Overview
Main Menu Name: Retire
Calculates the inflation-adjusted monthly income necessary to meet specified retirement needs, the total income available from projected sources, the surplus or deficit amount of income, the capital required to generate any income deficit, the present value of the capital amount needed to make up any deficit, and the annual payment needed to accumulate the specified capital amount.
In this article:
Background
The task of providing adequate income at retirement should be divided into three parts:
- Income from governmental retirement plans.
- Income from employer-based retirement plans.
- Income from personal assets.
Taxation and inflation are two factors that must be considered in planning financial independence at retirement. It is therefore important to begin with a "Desired Monthly Income," which considers both inflation and taxation during retirement years.
During our working years most of us can depend on regular wage and salary increases to keep up with inflation. Once retired, however, many income sources will become fixed in amount and be subject to a loss of purchasing power over time. This calculation allows you the option to build in an annual increase in desired income after retirement. The resulting capital need is increased, but the impact on a client's financial planning will be more realistic.
Retirement security must not depend on governmental or employer-based programs; social security should at best be thought of as a guaranteed income floor, and employer-sponsored programs have often failed due to inadequate funding. An individual can only rely on an adequate capital sum amassed through a disciplined, diversified, and long-term personal investment program.
Why should I use this calculator?
- To project monthly income at retirement.
- To critically analyze the importance of various sources of retirement income.
- To compare the effects of lower and higher rates of return on invested capital.
- To evaluate the risk-reward parameters (you should run "worst case-best case-probable case" printouts to establish a range for planning).
- To establish a realistic retirement timetable (or set more modest monetary goals).
Getting Started
The task of providing adequate income at retirement should be divided into three parts:
- Income from governmental retirement plans.
- Income from employer-based retirement plans.
- Income from personal assets.
Taxation and inflation are two factors that must be considered in planning financial independence at retirement. It is therefore important to begin with a "Desired Monthly Income" which considers both inflation and taxation during retirement years.
During our working years most of us can depend on regular wage and salary increases to keep up with inflation. Once retired, however, many income sources will become fixed in amount and be subject to a loss of purchasing power over time. This calculation allows you the option to build in an annual increase in desired income after retirement. The resulting capital need is increased, but the impact on a client's financial planning will be more realistic.
Retirement security must not depend on governmental or employer-based programs; social security should at best be thought of as a guaranteed income floor, and employer-sponsored programs have often failed due to inadequate funding. An individual can only rely on an adequate capital sum amassed through a disciplined, diversified, and long-term personal investment program.
Entering Data
Enter information into the General tab and the Source of Income tab to get a thorough analysis.
General Tab
- Name Enter the client's name.
- Present Age Enter the present age of the client.

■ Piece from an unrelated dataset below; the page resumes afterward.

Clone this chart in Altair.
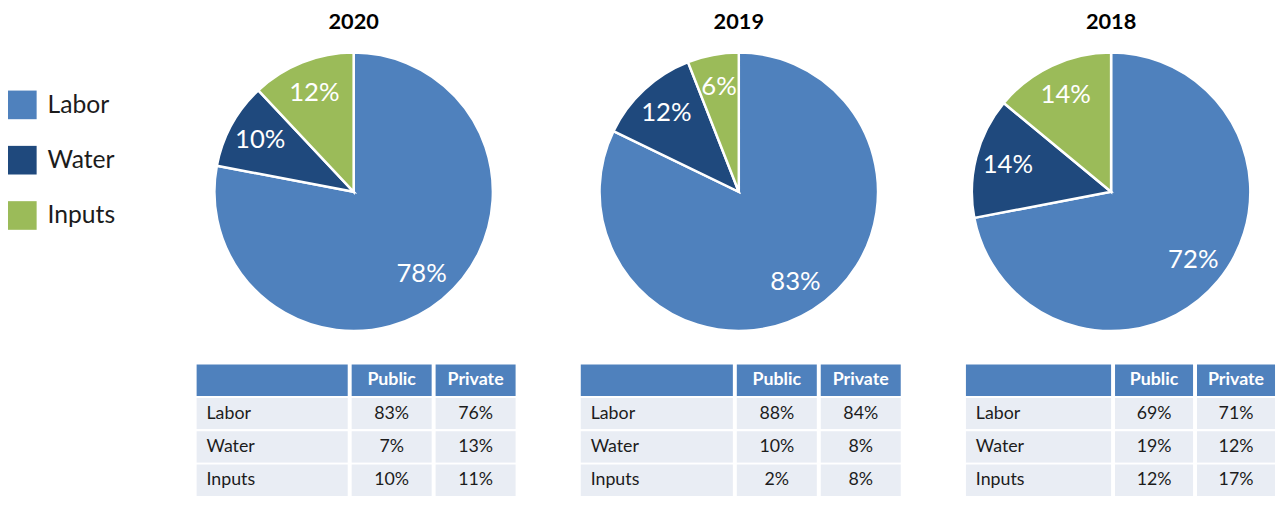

- Desired Retirement Age Enter the desired retirement age of the client.
- Desired Monthly Retirement Income Enter the monthly income that the client wishes to have during retirement.
- Number of Years Retirement Payments Should Last Enter the number of years that the retirement payments should last.
- Estimated After-tax Rate of Return Enter the estimated after-tax rate of return on investments.
- Estimated Inflation Rate Enter the estimated inflation rate.
- Desired Annual Increase After Retirement Enter the desired annual increase after retirement. Enter the value as a percentage.
Source of Income Tab
- Estimated Monthly Income Enter the estimated monthly income for each item on the list.
- Age Benefits Begin Enter the age at which a benefits will begin for any applicable items.
Results
The program calculates the number of years until retirement, the monthly income needed after inflation adjustment, the balance, if any, necessary to meet the specified income goal, and the annual and monthly amounts that must be set aside in addition to currently available sources to meet the specified income objectives.
The Schedule tab takes the total income that would be available from present income producing sources, and subtracts it from the desired income for each year, and the resulting dollar amount is what is needed to reach the desired income.